Request: Omit the pictures and print exactly the lines of the listing below, starting at the first and ending at the line containing "import * as".

——————

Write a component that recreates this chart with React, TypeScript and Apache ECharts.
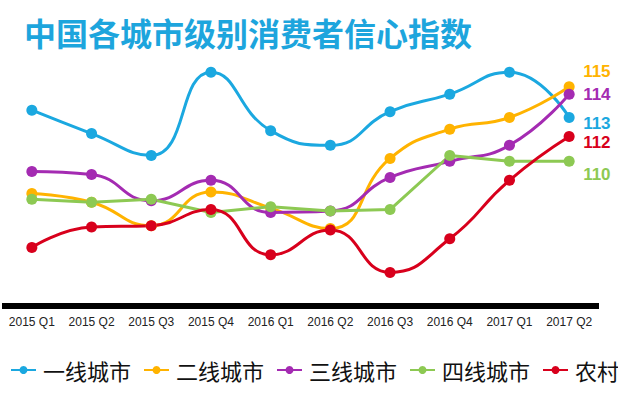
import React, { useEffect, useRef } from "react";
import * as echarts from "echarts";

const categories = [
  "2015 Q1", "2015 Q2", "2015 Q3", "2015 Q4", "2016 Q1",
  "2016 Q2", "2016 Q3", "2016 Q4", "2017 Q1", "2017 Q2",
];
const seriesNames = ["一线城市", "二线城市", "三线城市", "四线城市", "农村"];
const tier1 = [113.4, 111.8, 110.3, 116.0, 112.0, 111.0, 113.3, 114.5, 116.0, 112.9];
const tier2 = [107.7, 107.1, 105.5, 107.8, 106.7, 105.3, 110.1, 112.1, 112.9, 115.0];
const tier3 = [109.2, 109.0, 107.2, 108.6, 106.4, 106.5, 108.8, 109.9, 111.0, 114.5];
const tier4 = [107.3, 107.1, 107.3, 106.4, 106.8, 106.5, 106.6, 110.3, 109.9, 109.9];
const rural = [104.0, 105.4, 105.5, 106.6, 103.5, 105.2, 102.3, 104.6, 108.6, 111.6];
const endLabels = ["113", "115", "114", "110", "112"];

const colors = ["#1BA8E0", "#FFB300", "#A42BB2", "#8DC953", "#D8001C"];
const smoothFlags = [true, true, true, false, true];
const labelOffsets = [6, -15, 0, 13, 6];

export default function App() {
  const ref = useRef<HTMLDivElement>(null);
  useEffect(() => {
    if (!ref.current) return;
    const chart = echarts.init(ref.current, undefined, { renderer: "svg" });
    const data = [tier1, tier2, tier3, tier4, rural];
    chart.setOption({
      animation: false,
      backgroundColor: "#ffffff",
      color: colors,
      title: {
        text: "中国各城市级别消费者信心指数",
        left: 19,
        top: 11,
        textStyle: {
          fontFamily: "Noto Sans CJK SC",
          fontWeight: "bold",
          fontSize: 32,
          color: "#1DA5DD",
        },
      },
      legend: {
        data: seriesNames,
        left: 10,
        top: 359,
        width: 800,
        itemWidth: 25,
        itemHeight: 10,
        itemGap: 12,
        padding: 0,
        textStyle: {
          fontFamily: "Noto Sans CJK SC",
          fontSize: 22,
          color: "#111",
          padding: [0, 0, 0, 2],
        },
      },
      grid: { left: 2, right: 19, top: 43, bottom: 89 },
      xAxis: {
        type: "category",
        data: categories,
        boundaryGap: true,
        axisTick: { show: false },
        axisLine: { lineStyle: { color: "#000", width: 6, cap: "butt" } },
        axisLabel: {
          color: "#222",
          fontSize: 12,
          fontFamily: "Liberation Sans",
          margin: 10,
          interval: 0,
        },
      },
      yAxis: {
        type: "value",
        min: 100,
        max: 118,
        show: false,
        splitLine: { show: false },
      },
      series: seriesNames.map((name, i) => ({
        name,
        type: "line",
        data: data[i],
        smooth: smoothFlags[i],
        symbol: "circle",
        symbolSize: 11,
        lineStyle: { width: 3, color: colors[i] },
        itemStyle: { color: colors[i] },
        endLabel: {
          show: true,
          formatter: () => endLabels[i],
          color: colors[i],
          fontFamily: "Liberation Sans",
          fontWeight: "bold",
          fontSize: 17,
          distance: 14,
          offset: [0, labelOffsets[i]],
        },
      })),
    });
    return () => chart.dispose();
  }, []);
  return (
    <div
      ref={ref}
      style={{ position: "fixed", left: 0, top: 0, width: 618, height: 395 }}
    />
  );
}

——————

Output of the task:
Write a component that recreates this chart with React, TypeScript and Apache ECharts.
import React, { useEffect, useRef } from "react";
import * as echarts from "echarts";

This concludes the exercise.